Alors oui, la mezzo-soprano avait déjà à son actif de très beaux albums. Mais là... Là... Quelque chose s'est passé, un don de grâce et un avènement d'âme ont opéré spécialement en un enregistrement qui tient du miracle. La voix de la chanteuse a atteint je crois une richesse, une densité et une variété de couleurs accrue, et l'émotion transmise s'en ressent, immanquablement. Et que dire de cet accord avec les musiciens-joyaux du Consort, sinon qu'il est vraiment un accord... parfait.
Tout ceci est un immense privilège : être contemporain de tels enregistrements en France, pouvoir applaudir ces jeunes gens en concerts comme j'en ai eu la chance il y a quelques mois à peine à l'Auditorium de Radio France, et comme je le referai dès que l'occasion se présentera.
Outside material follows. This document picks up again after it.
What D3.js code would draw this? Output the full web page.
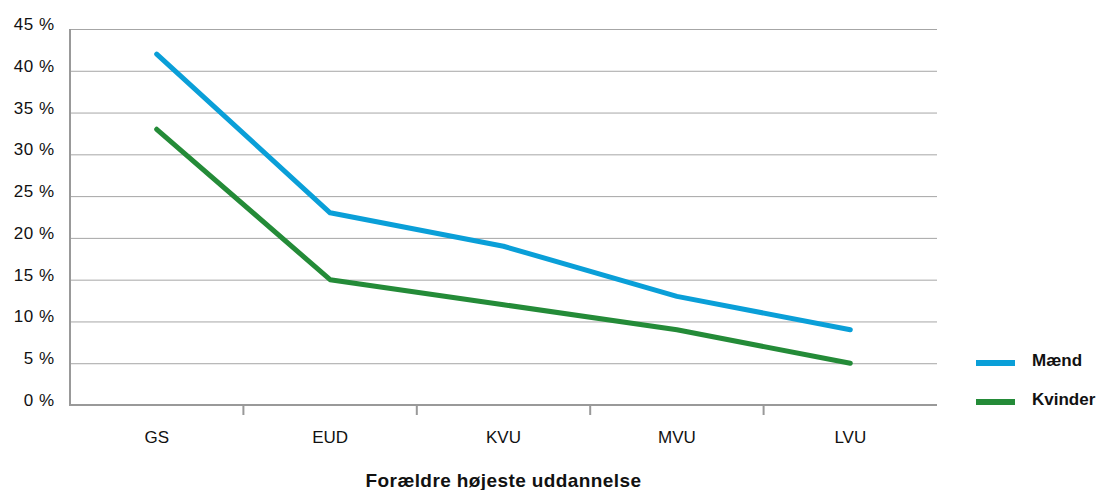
<!DOCTYPE html>
<html>
<head>
<meta charset="utf-8">
<script src="https://cdn.jsdelivr.net/npm/d3@7"></script>
<style>
  body { margin: 0; background: #fff; }
  text { font-family: "Liberation Sans", Arial, Helvetica, sans-serif; fill: #111; }
</style>
</head>
<body>
<div id="chart"></div>
<script>
(function () {
    'use strict';

    var categories = ['GS', 'EUD', 'KVU', 'MVU', 'LVU'];
    var maend = [42, 23, 19, 13, 9];
    var kvinder = [33, 15, 12, 9, 5];
    var yTicks = [0, 5, 10, 15, 20, 25, 30, 35, 40, 45];
    var seriesNames = ['Mænd', 'Kvinder'];
    var xTitle = 'Forældre højeste uddannelse';

    var colors = ['#0a9fd8', '#248b38'];

    var width = 1099, height = 490,
        left = 70, right = 937, top = 29, bottom = 405;

    var svg = d3.select('#chart')
        .append('svg')
        .attr('width', width)
        .attr('height', height);

    var x = d3.scaleBand().domain(categories).range([left, right]);
    var y = d3.scaleLinear().domain([0, 45]).range([bottom, top]);

    // grid lines
    svg.append('g')
        .selectAll('line')
        .data(yTicks.filter(function (d) { return d > 0; }))
        .enter()
        .append('line')
        .attr('x1', left)
        .attr('x2', right)
        .attr('y1', function (d) { return y(d) + 0.5; })
        .attr('y2', function (d) { return y(d) + 0.5; })
        .attr('stroke', '#a6a6a6')
        .attr('stroke-width', 1);

    // y labels
    svg.append('g')
        .selectAll('text')
        .data(yTicks)
        .enter()
        .append('text')
        .attr('x', 54.5)
        .attr('y', function (d) { return y(d) - 5; })
        .attr('dy', '0.35em')
        .attr('text-anchor', 'end')
        .style('font-size', '17px')
        .style('letter-spacing', '0.5px')
        .text(function (d) { return d + ' %'; });

    // x axis with ticks between categories
    var xAxis = d3.axisBottom(x).tickSize(0).tickPadding(26);
    var gx = svg.append('g')
        .attr('transform', 'translate(0,' + bottom + ')')
        .call(xAxis);
    gx.select('.domain').remove();
    gx.selectAll('text')
        .style('font-size', '17px')
        .style('font-family', '"Liberation Sans", Arial, sans-serif')
        .attr('fill', '#111');

    svg.append('g')
        .selectAll('line')
        .data(categories.slice(1))
        .enter()
        .append('line')
        .attr('x1', function (d) { return x(d); })
        .attr('x2', function (d) { return x(d); })
        .attr('y1', bottom)
        .attr('y2', bottom + 10)
        .attr('stroke', '#999')
        .attr('stroke-width', 2);

    // axis lines
    svg.append('path')
        .attr('d', 'M' + left + ',' + top + 'V' + bottom + 'H' + right)
        .attr('fill', 'none')
        .attr('stroke', '#999')
        .attr('stroke-width', 2);

    // lines
    var line = d3.line()
        .x(function (d, i) { return x(categories[i]) + x.bandwidth() / 2; })
        .y(function (d) { return y(d); });

    [maend, kvinder].forEach(function (s, i) {
        svg.append('path')
            .datum(s)
            .attr('d', line)
            .attr('fill', 'none')
            .attr('stroke', colors[i])
            .attr('stroke-width', 5)
            .attr('stroke-linecap', 'round')
            .attr('stroke-linejoin', 'round');
    });

    // legend
    var legend = svg.append('g')
        .selectAll('g')
        .data(seriesNames)
        .enter()
        .append('g')
        .attr('transform', function (d, i) { return 'translate(976,' + (363 + i * 39) + ')'; });

    legend.append('line')
        .attr('x1', 0)
        .attr('x2', 39)
        .attr('stroke', function (d, i) { return colors[i]; })
        .attr('stroke-width', 6);

    legend.append('text')
        .attr('x', 56)
        .attr('y', -3)
        .attr('dy', '0.35em')
        .style('font-size', '17px')
        .style('font-weight', 'bold')
        .text(function (d) { return d; });

    // x title
    svg.append('text')
        .attr('x', (left + right) / 2)
        .attr('y', 480.5)
        .attr('dy', '0.35em')
        .attr('text-anchor', 'middle')
        .style('font-size', '19px')
        .style('font-weight', 'bold')
        .style('letter-spacing', '0.4px')
        .text(xTitle);
})();
</script>
</body>
</html>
J'avais eu tant de fois l'occasion de dire mon admiration pour la qualité de la jeune génération des musiciens français, ici par exemple.
Pour la version en ligne de l'album, sur la chaîne YouTube du Consort :
Et sur le site d'Alpha Classics.
Guérissez-vous des grandes chaleurs, des morts inexpliquées et des horreurs qui se jouent actuellement dans les déserts d'Afrique du nord où l'on tue des enfants et leurs parents. Guérissez-vous en somme de l'accablement général : écoutez cet album d'Adèle Charvet et du Consort. Aucun autre remède, et vous vous souviendrez de Nietzsche, « Sans la musique, la vie serait une erreur, une besogne éreintante, un exil ».